Remix clone Hacker News

new | show | ask | jobs Github

	▲	tomrod 4 days ago
		The core conditions for Bellman policy equivalence are pretty straightforward and handled in Stokey/Lucas, Recursive Dynamics: [1] Discounting: The discount factor β ∈ (0,1) is crucial. It ensures convergence of the value function and prevents “infinite accumulation” problems. [2] Compactness of state/action sets: The feasible action correspondence Γ(x) is nonempty, compact-valued, and upper hemicontinuous in the state x. The state space X is compact (or at least the feasible set is bounded enough to avoid unbounded payoffs). [3] Continuity: The return (or reward) function u(x,a) is continuous in (x,a). The transition law f(x,a) is continuous in (x,a). [4] Bounded rewards: u(x,a) is bounded (often assumed continuous and bounded).

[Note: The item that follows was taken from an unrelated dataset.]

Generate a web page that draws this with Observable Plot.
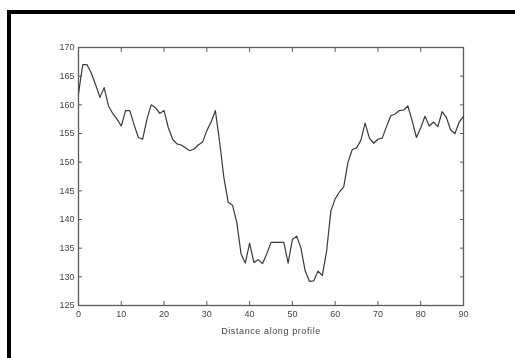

This keeps the Bellman operator well-defined and ensures contraction mapping arguments go through. [5] Contraction mapping property: With discounting and bounded payoffs, the Bellman operator is a contraction on the space of bounded continuous functions. This guarantees existence and uniqueness of the value function V. [6] Measurable selection for policies: Under the above continuity and compactness assumptions, the maximum in the Bellman equation is attained, and there exists a measurable policy function g(x) that selects optimal actions.